С целью сильнее возбудить умы он привез в Россию несколько экземпляров брошюры под названием “Размышления о тильзитском мире”. Это был памфлет, сочиненный в Лондоне, В нем были среди обычных ругательств, направленных против Франции, фразы, безусловно, оскорбительные для Александра. Вильсон и Говер взяли на себя раздачу этого сочинения, и вскоре оно ходило по всем гостиным; оно распространялось и делало свое дело, ускользая, однако, от императорской полиции; оно было везде, но было неуловимо. Савари, следивший за всеми деяниями англичанина, остановился на мысли, что его собственные способности сыщика могли бы оказать услугу правому делу. Не стараясь соперничать с Вильсоном на почве изящных манер и успехов в свете, он начал гоняться за таинственной брошюрой, и ему удалось достать один экземпляр. На другой день, приглашенный на обед к императору, он позаботился захватить с собою свою находку.

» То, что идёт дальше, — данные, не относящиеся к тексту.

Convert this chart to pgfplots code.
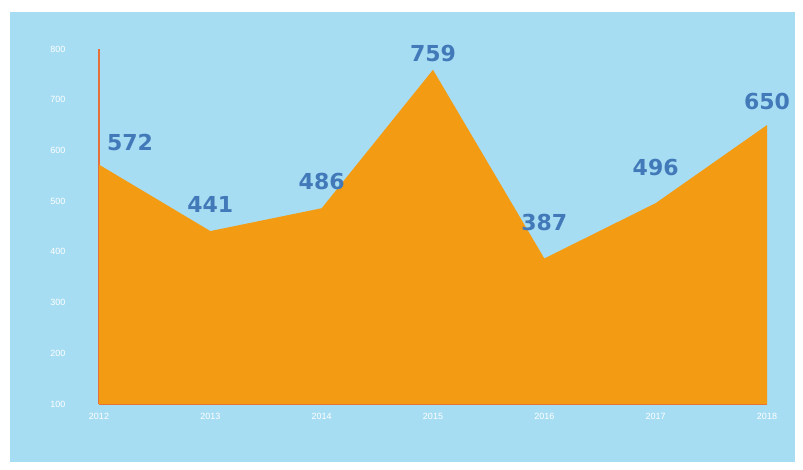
\documentclass[border=0pt]{standalone}
\usepackage{pgfplots}
\pgfplotsset{compat=1.18}
\usepackage{fontspec}
\setmainfont{Liberation Sans}
\newfontfamily\labfont{DejaVu Sans}
\definecolor{bgblue}{HTML}{A7DDF3}
\definecolor{fillor}{HTML}{F29B13}
\definecolor{axred}{HTML}{E5703A}
\definecolor{labblue}{HTML}{4279B9}
\begin{document}
\begin{tikzpicture}
\fill[white] (0pt,0pt) rectangle (803pt,-470pt);
\fill[bgblue] (10pt,-12pt) rectangle (795pt,-462pt);
\pgfplotsset{lab/.style={draw=none, mark=none, nodes near coords,
  every node near coord/.append style={anchor=center, text=labblue, font=\labfont\bfseries\fontsize{22}{24}\selectfont, #1}}}
\begin{axis}[
  scale only axis,
  width=668pt, height=355pt,
  anchor=south west, at={(99pt,-404pt)},
  xmin=0, xmax=6, ymin=100, ymax=800,
  axis lines=left,
  axis line style={axred, line width=1.2pt, -},
  xtick={0,...,6},
  xticklabels={2012,2013,2014,2015,2016,2017,2018},
  ytick={100,200,...,800},
  tick style={draw=none},
  tick label style={white, font=\fontsize{9}{10}\selectfont},
  yticklabel style={xshift=-28pt},
  xticklabel style={yshift=-4pt},
  /pgf/number format/assume math mode=true,
  /pgf/number format/1000 sep={},
  clip=false,
]
\addplot[fill=fillor, draw=none] coordinates {
  (0,572) (1,441) (2,486) (3,759) (4,387) (5,496) (6,650)
} \closedcycle;
\addplot[lab={yshift=27pt}] coordinates {(1,441) (2,486)};
\addplot[lab={yshift=24pt}] coordinates {(6,650)};
\addplot[lab={yshift=36pt}] coordinates {(4,387) (5,496)};
\addplot[lab={yshift=16pt}] coordinates {(3,759)};
\addplot[lab={yshift=22pt, xshift=31pt}] coordinates {(0,572)};
\end{axis}
\end{tikzpicture}
\end{document}
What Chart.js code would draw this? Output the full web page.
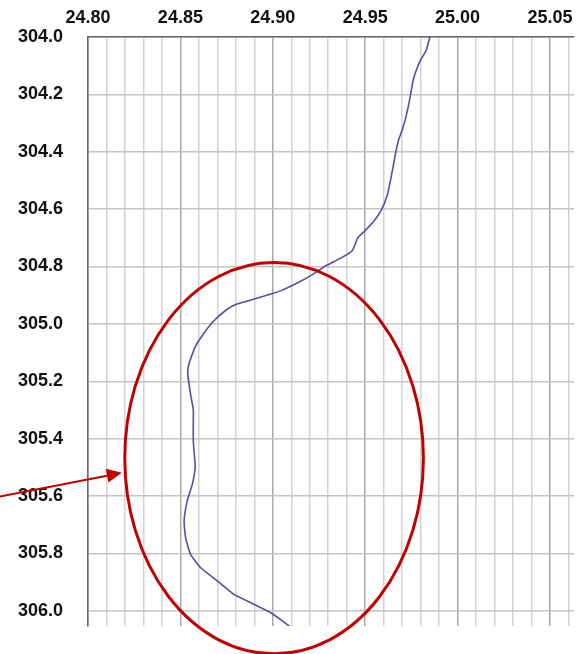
<!DOCTYPE html>
<html>
<head>
<meta charset="utf-8">
<script src="https://cdn.jsdelivr.net/npm/chart.js@4.4.0/dist/chart.umd.min.js"></script>
<style>
  body { margin: 0; background: #fff; }
  #wrap { width: 582px; height: 654px; }
</style>
</head>
<body>
<div id="wrap"><canvas id="profile" width="582" height="654"></canvas></div>
<script>
// profile, top to bottom
const xValues = [24.985, 24.983, 24.980, 24.978, 24.976, 24.974, 24.972, 24.970, 24.968, 24.966,
                 24.964, 24.962, 24.959, 24.955, 24.950, 24.946, 24.943, 24.937, 24.928, 24.921,
                 24.914, 24.9045, 24.899, 24.890, 24.881, 24.8755, 24.868, 24.863, 24.858, 24.8546,
                 24.854, 24.8555, 24.857, 24.857, 24.857, 24.858, 24.8564, 24.8537, 24.852, 24.8528,
                 24.8555, 24.861, 24.870, 24.879, 24.890, 24.899, 24.909];
const depthValues = [304.0, 304.047, 304.08, 304.11, 304.15, 304.22, 304.28, 304.325, 304.36, 304.42,
                     304.49, 304.55, 304.60, 304.64, 304.675, 304.70, 304.745, 304.77, 304.80, 304.83,
                     304.855, 304.884, 304.896, 304.913, 304.93, 304.948, 304.99, 305.03, 305.08, 305.14,
                     305.175, 305.245, 305.30, 305.33, 305.41, 305.50, 305.56, 305.617, 305.687, 305.745,
                     305.803, 305.85, 305.896, 305.943, 305.978, 306.007, 306.053];

const xTickLabels = ['24.80', '24.85', '24.90', '24.95', '25.00', '25.05'];
const yTickLabels = ['304.0', '304.2', '304.4', '304.6', '304.8', '305.0', '305.2', '305.4', '305.6', '305.8', '306.0'];

// minor vertical grid every 0.01
let xGridValues = [];
for (let k = 0; k <= 26; k++) {
    xGridValues.push(Math.round((24.80 + k * 0.01) * 100) / 100);
}

// red marking (in data units)
const ellipseCenter = [24.9007, 305.468];
const ellipseRadius = [0.0808, 0.682];
const arrowFrom = [24.752, 305.602];
const arrowTo = [24.8183, 305.519];

let points = [];
for (let i = 0; i < xValues.length; i++) {
    points.push({x: xValues[i], y: depthValues[i]});
}

const markPlugin = {
    id: 'mark',
    afterDraw(chart) {
        const ctx = chart.ctx;
        const xs = chart.scales.x, ys = chart.scales.y;
        const cx = xs.getPixelForValue(ellipseCenter[0]);
        const cy = ys.getPixelForValue(ellipseCenter[1]);
        const rx = Math.abs(xs.getPixelForValue(ellipseCenter[0] + ellipseRadius[0]) - cx);
        const ry = Math.abs(ys.getPixelForValue(ellipseCenter[1] + ellipseRadius[1]) - cy);
        ctx.save();
        ctx.strokeStyle = '#c00000';
        ctx.fillStyle = '#c00000';
        ctx.lineWidth = 3;
        ctx.beginPath();
        ctx.ellipse(cx, cy, rx, ry, 0, 0, Math.PI * 2);
        ctx.stroke();

        const x1 = xs.getPixelForValue(arrowFrom[0]), y1 = ys.getPixelForValue(arrowFrom[1]);
        const x2 = xs.getPixelForValue(arrowTo[0]), y2 = ys.getPixelForValue(arrowTo[1]);
        const ang = Math.atan2(y2 - y1, x2 - x1);
        const hl = 15, hw = 7;
        const bx = x2 - hl * Math.cos(ang), by = y2 - hl * Math.sin(ang);
        ctx.lineWidth = 2;
        ctx.beginPath();
        ctx.moveTo(x1, y1);
        ctx.lineTo(bx, by);
        ctx.stroke();
        ctx.beginPath();
        ctx.moveTo(x2, y2);
        ctx.lineTo(bx + hw * Math.sin(ang), by - hw * Math.cos(ang));
        ctx.lineTo(bx - hw * Math.sin(ang), by + hw * Math.cos(ang));
        ctx.closePath();
        ctx.fill();
        ctx.restore();
    }
};

new Chart('profile', {
    type: 'scatter',
    data: {
        datasets: [{
            data: points,
            showLine: true,
            borderColor: '#5050a8',
            borderWidth: 1.6,
            pointRadius: 0,
            tension: 0.15
        }]
    },
    options: {
        responsive: false,
        animation: false,
        layout: { padding: { top: 0, left: 0, right: 8, bottom: 28 } },
        plugins: {
            legend: { display: false },
            tooltip: { enabled: false }
        },
        scales: {
            x: {
                position: 'top',
                min: 24.80,
                max: 25.063,
                afterBuildTicks: function(scale) {
                    scale.ticks = xGridValues.map(v => ({value: v}));
                },
                afterFit: function(scale) {
                    scale.height = 37;
                    scale.paddingLeft = 0;
                    scale.paddingRight = 0;
                },
                grid: {
                    drawTicks: false,
                    color: function(c) {
                        const s = c.tick ? c.tick.value.toFixed(2) : '';
                        return xTickLabels.includes(s) ? '#a8a8a8' : '#d2d2d2';
                    },
                    lineWidth: 1.5
                },
                border: { display: true, color: '#666', width: 1.5 },
                ticks: {
                    autoSkip: false,
                    maxRotation: 0,
                    padding: 8,
                    color: '#111',
                    font: { family: 'Liberation Sans, Arial, sans-serif', size: 18, weight: 'bold' },
                    callback: function(v) {
                        const s = Number(v).toFixed(2);
                        return xTickLabels.includes(s) ? s : '';
                    }
                }
            },
            y: {
                reverse: true,
                min: 304.0,
                max: 306.053,
                afterBuildTicks: function(scale) {
                    scale.ticks = yTickLabels.map(s => ({value: parseFloat(s)}));
                },
                afterFit: function(scale) {
                    scale.width = 88;
                    scale.paddingTop = 0;
                    scale.paddingBottom = 0;
                },
                grid: {
                    drawTicks: false,
                    color: '#c4c4c4',
                    lineWidth: 1.5
                },
                border: { display: true, color: '#666', width: 1.5 },
                ticks: {
                    padding: 25,
                    color: '#111',
                    font: { family: 'Liberation Sans, Arial, sans-serif', size: 18, weight: 'bold' },
                    callback: function(v) { return Number(v).toFixed(1); }
                }
            }
        }
    },
    plugins: [markPlugin]
});
</script>
</body>
</html>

“Итак, члены английской партии снова заговорили? – сказал ему император при встрече. – Да, Государь, и даже, как никогда еще до сих пор. На этот раз, кажется, это достойно внимания, так как в самом Петербурге и даже среди чинов вашего двора распространяются пасквили, в которых осмеливаются сеять раздор между Вашим Величеством и народом и армией. Эти отвратительные сочинения привезены сюда из Лондона Вильсоном и розданы им Орлову, Новосельцеву, Кочубею, Строганову и некоторым другим. – Император: А вы сами читали эту брошюру? – Да, Государь, вот она. Я постарался достать ее для вручения вам. По ней Ваше Величество увидит, не пришло ли время помешать этим господам зайти слишком далеко, дабы вы не были вынуждены покарать их слишком строго. – Император (с довольным видом): Очень вам благодарен, генерал; Румянцев (Romanzof)[230] обещал мне это сочинение, но он все еще не может достать его, вы оказались искуснее его…”
227
Wilson. II, 319–362. Gf. Содержание разговора передано Румянцевым Савари, донесение Савари от 4 ноября 1807 г.
228
Донесение Савари от 4 ноября.
229
“This completed my English triumph”, Wilson, II, 380.
230
Так написана фамилия Румянцева в французских документах того времени.